▽

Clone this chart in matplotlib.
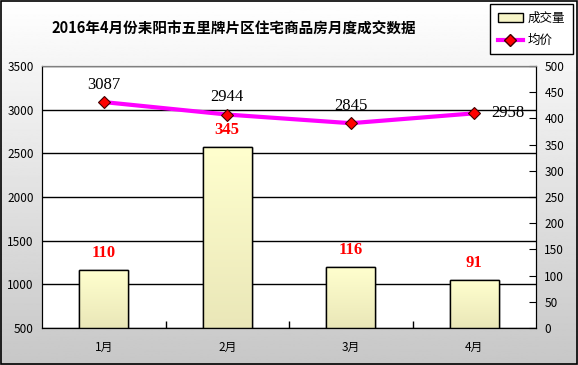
# -*- coding:utf-8 -*-
import numpy as np
import matplotlib
matplotlib.use("Agg")
import matplotlib.pyplot as plt
from matplotlib.patches import Patch, Rectangle
from matplotlib.lines import Line2D
from matplotlib.colors import LinearSegmentedColormap

# 耒阳市五里牌片区 2016年 月度成交数据
months = ["1月", "2月", "3月", "4月"]
volume = [110, 345, 116, 91]          # 成交量 (右轴)
price = [3087, 2944, 2845, 2958]      # 均价 (左轴)

plt.rcParams["font.family"] = ["Noto Sans CJK SC", "DejaVu Sans"]

fig = plt.figure(figsize=(5.78, 3.65), dpi=100)

# gray gradient background + outer frame
bg = fig.add_axes([0, 0, 1, 1], zorder=-10)
grad = np.linspace(1.0, 0.78, 256).reshape(-1, 1)
bg.imshow(grad, cmap="gray", vmin=0, vmax=1, aspect="auto", extent=(0, 1, 0, 1))
bg.add_patch(Rectangle((0.001, 0.002), 0.997, 0.995, fill=False, ec="black", lw=1.2,
                       transform=bg.transAxes))
bg.set_axis_off()

rect = [42 / 578, 1 - 328 / 365, (536 - 42) / 578, (328 - 66) / 365]
ax = fig.add_axes(rect)          # 均价轴 (left) with grid
ax.set_facecolor("white")
x = np.arange(len(months))

ax.set_xlim(-0.5, len(months) - 0.5)
ax.set_ylim(500, 3500)
ax.set_yticks(range(500, 3501, 500))
ax.yaxis.grid(True, color="black", lw=1)
ax.set_axisbelow(True)
ax.tick_params(axis="y", length=0, pad=6, labelsize=8.5)
ax.set_xticks(x)
ax.set_xticklabels(months, fontsize=8.5)
ax.tick_params(axis="x", length=0, pad=9)
ax.set_xticks(x[:-1] + 0.5, minor=True)
ax.tick_params(axis="x", which="minor", direction="in", length=5, width=1)

# 成交量 bars on right axis
ax2 = ax.twinx()
ax2.set_ylim(0, 500)
ax2.set_yticks(range(0, 501, 50))
ax2.tick_params(axis="y", direction="in", length=5, pad=6, labelsize=8.5)
bars = ax2.bar(x, volume, width=0.4, color="#F7F5C8", edgecolor="black", lw=1, zorder=2)
bar_grad = np.linspace(0, 1, 100).reshape(-1, 1)
ycmap = LinearSegmentedColormap.from_list("y", ["#EAE7B8", "#FFFFCE"])
for b, v in zip(bars, volume):
    im = ax2.imshow(bar_grad, cmap=ycmap, aspect="auto", origin="lower",
                    extent=(b.get_x(), b.get_x() + b.get_width(), 0, v), zorder=2)
    im.set_clip_path(b)
    ax2.add_patch(Rectangle((b.get_x(), 0), b.get_width(), v, fill=False,
                            ec="black", lw=1, zorder=3))
    ax2.annotate(str(v), (b.get_x() + b.get_width() / 2, v), xytext=(0, 12.5),
                 textcoords="offset points", ha="center", va="center",
                 color="red", fontsize=12, fontweight="bold", family="Liberation Serif")
ax2.set_xlim(-0.5, len(months) - 0.5)

# 均价 line on top, same scale as left axis
ax3 = ax.twinx()
ax3.set_ylim(ax.get_ylim())
ax3.set_xlim(ax.get_xlim())
ax3.axis("off")
ax3.plot(x, price, color="#FF00FF", lw=3, zorder=4)
ax3.plot(x, price, ls="none", marker="D", ms=6.5, mfc="red", mec="#400000", mew=0.8, zorder=5)
for i, p in enumerate(price):
    if i == len(price) - 1:
        ax3.annotate(str(p), (x[i], p), xytext=(12, 0), textcoords="offset points",
                     ha="left", va="center", fontsize=12, family="Liberation Serif")
    else:
        ax3.annotate(str(p), (x[i], p), xytext=(0, 12.5), textcoords="offset points",
                     ha="center", va="center", fontsize=12, family="Liberation Serif")

for a in (ax, ax2):
    a.spines["top"].set_color("#808080")
    for s in ("left", "right", "bottom"):
        a.spines[s].set_color("black")

fig.text(234 / 578, 1 - 29 / 365, "2016年4月份耒阳市五里牌片区住宅商品房月度成交数据",
         ha="center", va="center", fontsize=10.5, fontweight="bold")

handles = [Patch(facecolor="#F7F5C8", edgecolor="black"),
           Line2D([], [], color="#FF00FF", lw=3, marker="D", ms=6, mfc="red", mec="#400000")]
leg = fig.legend(handles, ["成交量", "均价"], loc="upper left",
                 bbox_to_anchor=(490 / 578, 1 - 4 / 365), fontsize=9, frameon=True,
                 fancybox=False, edgecolor="black", framealpha=1, borderaxespad=0,
                 handlelength=2.0, handletextpad=0.4, labelspacing=0.75, borderpad=0.6)
leg.get_frame().set_linewidth(1)

fig.savefig("out.png", dpi=100)
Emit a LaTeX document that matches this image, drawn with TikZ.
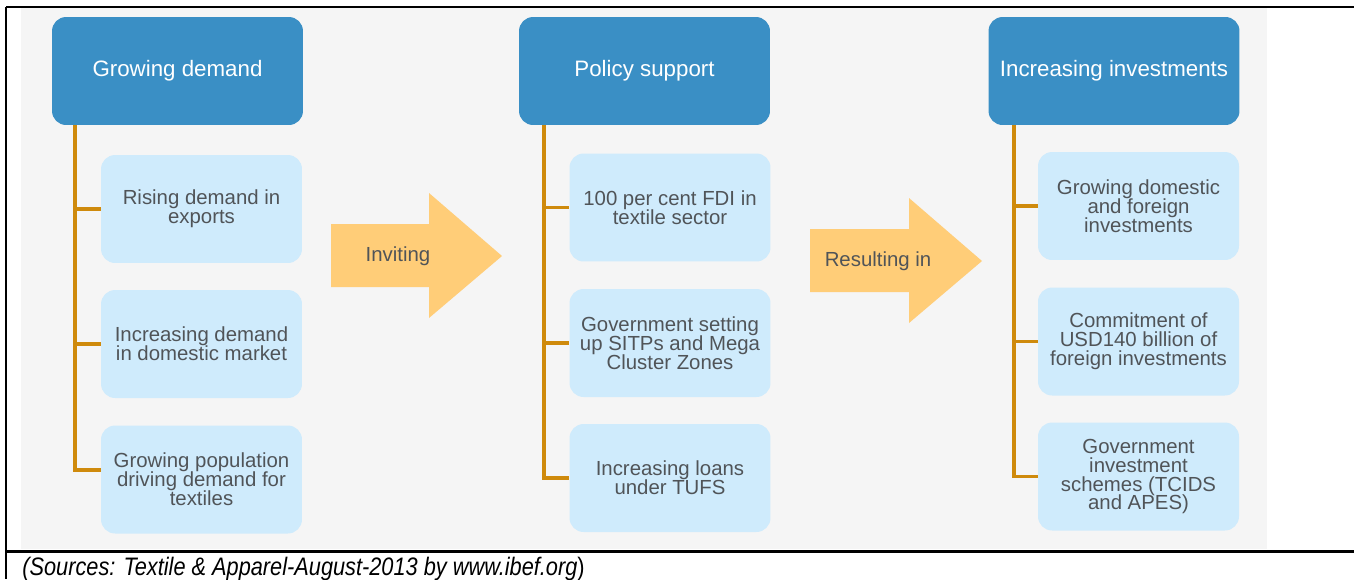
\documentclass[tikz,border=0pt]{standalone}
\usepackage{fontspec}
\setmainfont{Liberation Sans}
\newfontfamily\narrowsans[FakeStretch=0.86]{Liberation Sans}
\newcommand\itemfont{\fontsize{11.6}{10.8}\selectfont\lineskiplimit=-6pt\relax}

\definecolor{headblue}{HTML}{3A8FC5}
\definecolor{itemblue}{HTML}{CFEBFC}
\definecolor{stemorange}{HTML}{CF8A0C}
\definecolor{arrowyellow}{HTML}{FFCD78}
\definecolor{panelgray}{HTML}{F5F5F5}
\definecolor{textgray}{HTML}{505458}

\tikzset{
  head/.style={rectangle, rounded corners=8pt, fill=headblue, text=white,
    minimum width=5.02cm, minimum height=2.16cm, align=center,
    font=\fontsize{12.7}{14}\selectfont},
  item/.style={rectangle, rounded corners=8pt, fill=itemblue, text=textgray,
    minimum width=4.02cm, minimum height=2.16cm, align=center, inner sep=2pt,
    font=\itemfont},
  branch/.style={draw=stemorange, line width=2.2pt},
  bigarrow/.style={fill=arrowyellow},
  arrowtext/.style={text=textgray, font=\fontsize{11.6}{13}\selectfont},
  rule/.style={draw=black, line width=1.7pt}
}

\begin{document}
\begin{tikzpicture}[x=0.02cm, y=-0.02cm]

  \useasboundingbox (0,0) rectangle (1354,579);
  \fill[panelgray] (21,8) rectangle (1267,549);

  % table frame
  \draw[rule] (6,7) -- (1354,7);
  \draw[rule] (6,7) -- (6,579);
  \draw[rule] (6,551) -- (1354,551);

  \begin{scope}[every node/.style={head}]
    \node (dem) at (177.5,71) {Growing demand};
    \node (pol) at (644.5,71) {Policy support};
    \node (inv) at (1114,71)  {Increasing investments};
  \end{scope}

  \begin{scope}[every node/.style={item}]
    \node (dem1) at (201.5,209)   {Rising demand in\\exports};
    \node (dem2) at (201.5,344)   {Increasing demand\\in domestic market};
    \node (dem3) at (201.5,479.5) {Growing population\\driving demand for\\textiles};
    \node (pol1) at (670,207.5)   {100 per cent FDI in\\textile sector};
    \node (pol2) at (670,343)     {Government setting\\up SITPs and Mega\\Cluster Zones};
    \node (pol3) at (670,478)     {Increasing loans\\under TUFS};
    \node (inv1) at (1138.5,206)  {Growing domestic\\and foreign\\investments};
    \node (inv2) at (1138.5,341.5){Commitment of\\USD140 billion of\\foreign investments};
    \node (inv3) at (1138.5,476.5){Government\\investment\\schemes (TCIDS\\and APES)};
  \end{scope}

  % stems under the headers
  \coordinate (demT) at ([xshift=.46cm]dem.south west);
  \coordinate (polT) at ([xshift=.50cm]pol.south west);
  \coordinate (invT) at ([xshift=.52cm]inv.south west);

  \draw[branch] (demT) |- ([yshift=.19cm]dem3.west);
  \draw[branch] (demT |- dem1.west) -- (dem1.west);
  \draw[branch] (demT |- dem2.west) -- (dem2.west);
  \draw[branch] (polT) |- (pol3.west);
  \draw[branch] (polT |- pol1.west) -- (pol1.west);
  \draw[branch] (polT |- pol2.west) -- (pol2.west);
  \draw[branch] (invT) |- (inv3.west);
  \draw[branch] (invT |- inv1.west) -- (inv1.west);
  \draw[branch] (invT |- inv2.west) -- (inv2.west);

  % block arrows
  \fill[bigarrow] (331,224) -- (429,224) -- (429,193) -- (502,256)
    -- (429,318) -- (429,287) -- (331,287) -- cycle;
  \node[arrowtext] (inviting) at (398,256) {Inviting};
  \fill[bigarrow] (810,229) -- (909,229) -- (909,198) -- (982,261)
    -- (909,323) -- (909,292) -- (810,292) -- cycle;
  \node[arrowtext] (resulting) at (878,261) {Resulting in};

  \node[anchor=base west, font=\narrowsans\fontsize{14.4}{16}\selectfont, inner sep=0pt]
    (src) at (22,575) {\itshape(Sources: Textile \& Apparel-August-2013 by www.ibef.org\/\upshape)};

\end{tikzpicture}
\end{document}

△

### To be done
Exactly how many lines of the material contain the word "matplotlib"? Write the number alone.

### Written answer
7